Para as crianças que estão acolhidas nos abrigos de Caxias do Sul, Luana envia uma mensagem de esperança:
— Vocês são valiosos, dignos de amor e cuidado. Sigam em frente, mesmo com a vontade de desistir. Enquanto há vida, há esperança de viver.
Cada caso é um caso
O juiz da 2ª Vara Cível do Fórum de Farroupilha e responsável pelo juizado especial da Infância e da Juventude, Mário Romano Maggioni, também já abriu precedentes nos casos de adoção. Maggioni destaca que o ECA é apenas um regulador dos direitos.
— Eu garanto o direito fundamental a um lar que cuide bem deles. Perfeito, nenhum pai vai ser, mas tem que ser o suficiente — comenta o juiz.

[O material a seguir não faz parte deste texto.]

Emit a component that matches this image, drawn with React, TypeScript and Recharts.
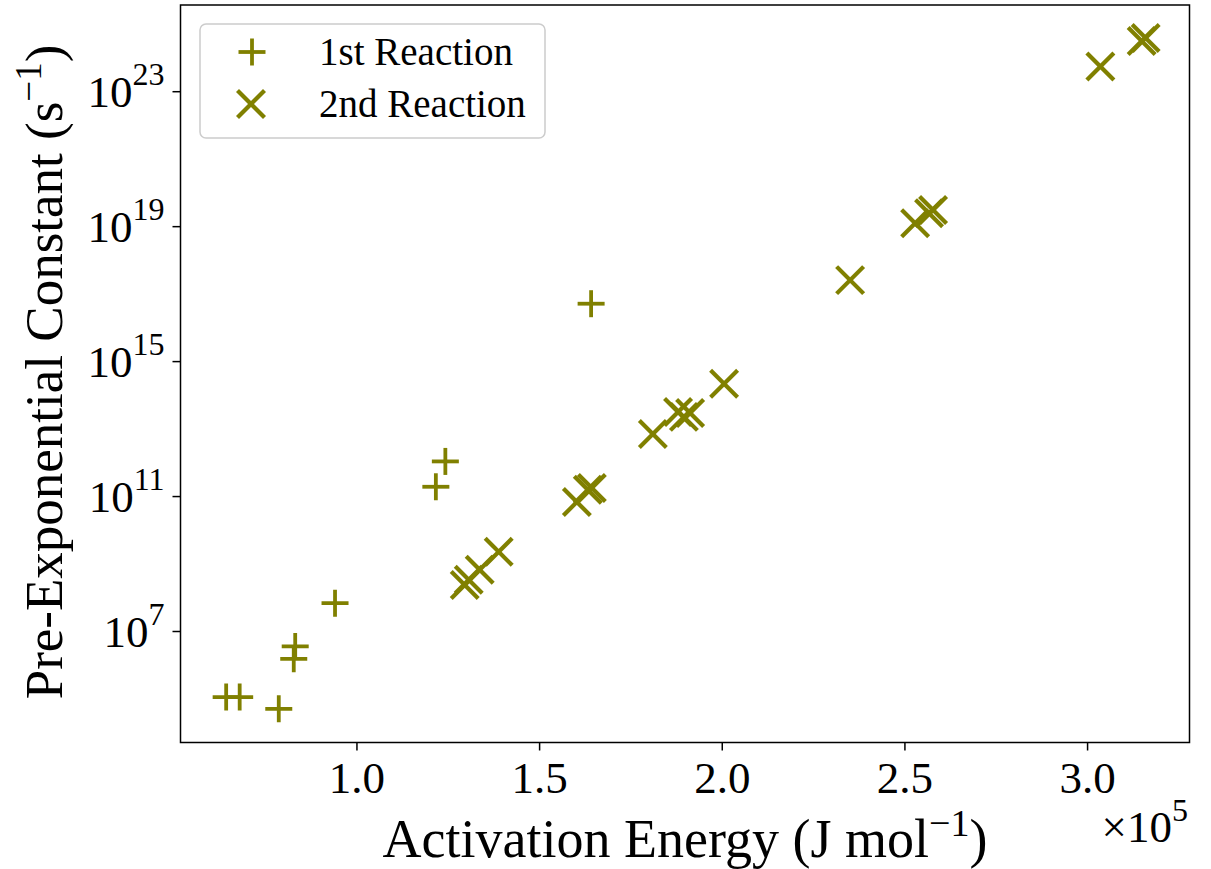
import React from 'react';
import {
  ScatterChart,
  Scatter,
  XAxis,
  YAxis,
  Legend,
  ReferenceArea,
} from 'recharts';

// activation energy (J/mol) and pre-exponential constant (1/s)
const firstEnergy = [64200, 67900, 78600, 83100, 82700, 94000, 124200, 121600, 164100];
const firstPreExp = [1.14e5, 1.14e5, 5.1e4, 3.6e6, 1.55e6, 6.9e7, 1.1e12, 1.95e11, 5.2e16];

const secondEnergy = [
  129500, 130600, 133600, 138800, 160200, 163200, 164300, 181000, 187900, 189500, 191200,
  200500, 235000, 252800, 256600, 257700, 303500, 314800, 315900,
];
const secondPreExp = [
  2.4e8, 3.4e8, 6.8e8, 2.3e9, 6.9e10, 1.6e11, 1.8e11, 7.2e12, 3.2e13, 2.3e13, 3.0e13,
  2.2e14, 2.6e17, 1.26e19, 2.5e19, 3.1e19, 5.6e23, 3.2e24, 3.9e24,
];

const xTicks = [100000, 150000, 200000, 250000, 300000];
const yTicks = [1e7, 1e11, 1e15, 1e19, 1e23];

const firstData = firstEnergy.map((x, i) => ({ x, y: firstPreExp[i] }));
const secondData = secondEnergy.map((x, i) => ({ x, y: secondPreExp[i] }));

const OLIVE = '#808000';
const FONT = '"Liberation Serif", "DejaVu Serif", serif';

const Plus = ({ cx, cy }: any) => (
  <g stroke={OLIVE} strokeWidth={3.8}>
    <line x1={cx - 13.5} y1={cy} x2={cx + 13.5} y2={cy} />
    <line x1={cx} y1={cy - 13.5} x2={cx} y2={cy + 13.5} />
  </g>
);

const Cross = ({ cx, cy }: any) => (
  <g stroke={OLIVE} strokeWidth={4.2}>
    <line x1={cx - 13.5} y1={cy - 13.5} x2={cx + 13.5} y2={cy + 13.5} />
    <line x1={cx - 13.5} y1={cy + 13.5} x2={cx + 13.5} y2={cy - 13.5} />
  </g>
);

const YTick = ({ x, y, payload }: any) => {
  const exp = Math.round(Math.log10(payload.value));
  return (
    <text x={x - 6} y={y + 15} textAnchor="end" fontFamily={FONT} fontSize={45} fill="#000">
      10
      <tspan dy={-22} fontSize={32}>
        {exp}
      </tspan>
    </text>
  );
};

const XTick = ({ x, y, payload }: any) => (
  <text x={x} y={y + 40} textAnchor="middle" fontFamily={FONT} fontSize={45} fill="#000">
    {(payload.value / 1e5).toFixed(1)}
  </text>
);

const XLabel = () => (
  <g fontFamily={FONT} fill="#000">
    <text x={685} y={857} textAnchor="middle" fontSize={54}>
      Activation Energy (J mol
      <tspan dy={-21} fontSize={38}>−1</tspan>
      <tspan dy={21}>)</tspan>
    </text>
    <text x={1188} y={842} textAnchor="end" fontSize={45}>
      ×10
      <tspan dy={-21} fontSize={32}>5</tspan>
    </text>
  </g>
);

const YLabel = () => (
  <text
    x={0}
    y={0}
    transform="translate(62, 372) rotate(-90)"
    textAnchor="middle"
    fontFamily={FONT}
    fontSize={53}
    fill="#000"
  >
    Pre-Exponential Constant (s
    <tspan dy={-21} fontSize={37}>−1</tspan>
    <tspan dy={21}>)</tspan>
  </text>
);

const LegendBox = () => (
  <svg width={350} height={120} style={{ display: 'block' }}>
    <rect x={1} y={1} width={345} height={114} rx={6} fill="#fff" fillOpacity={0.8} stroke="#cccccc" strokeWidth={1.5} />
    <Plus cx={53} cy={29} />
    <Cross cx={52} cy={81} />
    <text x={120} y={42} fontFamily={FONT} fontSize={39} fill="#000">1st Reaction</text>
    <text x={120} y={94} fontFamily={FONT} fontSize={39} fill="#000">2nd Reaction</text>
  </svg>
);

export default function App() {
  return (
    <div style={{ position: 'absolute', left: 0, top: 0, width: 1211, height: 869, background: '#fff' }}>
      <ScatterChart width={1211} height={869} margin={{ top: 5, right: 21.5, bottom: 0, left: 0 }}>
        <XAxis
          dataKey="x"
          type="number"
          domain={[51700, 327900]}
          ticks={xTicks}
          allowDataOverflow
          height={126.5}
          axisLine={false}
          tickSize={8}
          tickLine={{ stroke: '#000', strokeWidth: 1.5 }}
          tick={<XTick />}
          label={{ content: () => <XLabel /> }}
        />
        <YAxis
          dataKey="y"
          type="number"
          scale="log"
          domain={[10 ** 3.71, 10 ** 25.57]}
          ticks={yTicks}
          allowDataOverflow
          width={180.5}
          axisLine={false}
          tickSize={8}
          tickLine={{ stroke: '#000', strokeWidth: 1.5 }}
          tick={<YTick />}
          label={{ content: () => <YLabel /> }}
        />
        <ReferenceArea
          x1={51700}
          x2={327900}
          y1={10 ** 3.71}
          y2={10 ** 25.57}
          fill="none"
          stroke="#000"
          strokeWidth={1.5}
          ifOverflow="visible"
        />
        <Scatter name="1st Reaction" data={firstData} shape={<Plus />} isAnimationActive={false} />
        <Scatter name="2nd Reaction" data={secondData} shape={<Cross />} isAnimationActive={false} />
        <Legend
          layout="horizontal"
          verticalAlign="middle"
          align="center"
          wrapperStyle={{ position: 'absolute', left: 199, top: 23, width: 350, height: 120 }}
          content={() => <LegendBox />}
        />
      </ScatterChart>
    </div>
  );
}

A regulação dos 16 anos de diferença não tem uma explicação pela lei, mas é de entendimento do juiz que seria uma diferença natural para que a mãe tenha uma filha biológica. Também para que haja um cuidado, onde o adotante não use o adotado para cunho sexual ou outros atos criminosos.
Há mais de sete anos em Farroupilha, o magistrado constata que os adolescentes são os menos procurados para adoção. As crianças até oito anos são facilmente encaixadas em uma família. Mas, depois dos 10, enfrentam maiores dificuldades para encontrar uma família:
— Hoje, o único adolescente para ser adotado em Farroupilha é um menino de 15 anos. E não há pessoas habilitadas que possam acolhê-lo — relata Maggioni.
No caso do adolescente, o juiz explica que, caso uma família tenha interesse em acolhê-lo e os pais não tenham a diferença de idade exigida pelo ECA, mesmo assim ele vai encaminhá-lo para adoção. Na visão de Maggioni, não é justo com o jovem barrar a oportunidade caso os pais passem por todos os demais processos e sejam habilitados.
Outra orientação do ECA, segundo o juiz, é que algumas pessoas com mais de 60 anos não podem receber adotados e nem avós adotarem legalmente um neto. Porém, na comarca de Farroupilha, sob os olhos do juiz, independentemente de idade, sexualidade e demais circunstâncias se ambos (adotantes e adotados), ao passarem pela assistência social e psicólogas e serem aprovados nos processos, uma nova família será formada.